Dust bunnies, babies and workplace flexibility

The morning light filtering into my kitchen illuminates the dust bunnies scampering on the floor amid the fragments of fallen leaves that get tracked in the back door. Luckily, I'm pretty good at ignoring it, because my husband usually makes sweeping the kitchen floor his first order of business. But, an ability to ignore housekeeping tasks appears to be prevalent among working mothers. 

A University of California researcher who studied time diaries found that as women participate more in the labor force, they shed hours of housekeeping, but do everything they can to protect their childrearing time. Suzanne M. Bianchi, who has been a longtime scholar in this field, presented her paper at the Focus on Workplace Flexibility seminar held in Washington last week. Interestingly, maternal time spent in childcare is the same as, or more, than in the 1960s, when fewer women worked, according to her paper titled "Family Change and Time Allocation in American Families."

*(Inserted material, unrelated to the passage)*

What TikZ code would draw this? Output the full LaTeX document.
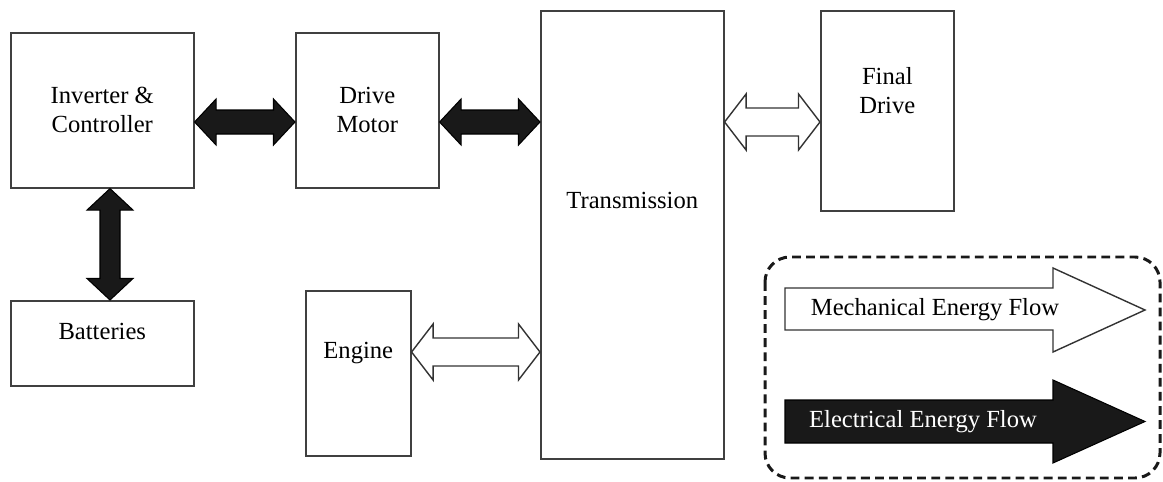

So what are working women giving up (other than housework)? They are giving up leisure and sleep, Bianchi found. No surprise there. But regardless of whether they are working or not, most mothers say they have too little time for themselves. Working women with young children, if they can, attempt to cut back on work hours, even though this has long-term negative consequences for their own financial wellbeing, especially if marriages dissolve. That outcome is also not surprising, because another place where corners are cut, her study shows, is in time that spouses spend together as a couple.

The way I see it, one of the best reasons to have children is so you can have less guilt about housekeeping. With any luck, you'll have enough time to build up your no-guilt muscle so that even when the kids leave, you don't mind those dust bunnies on the kitchen floor.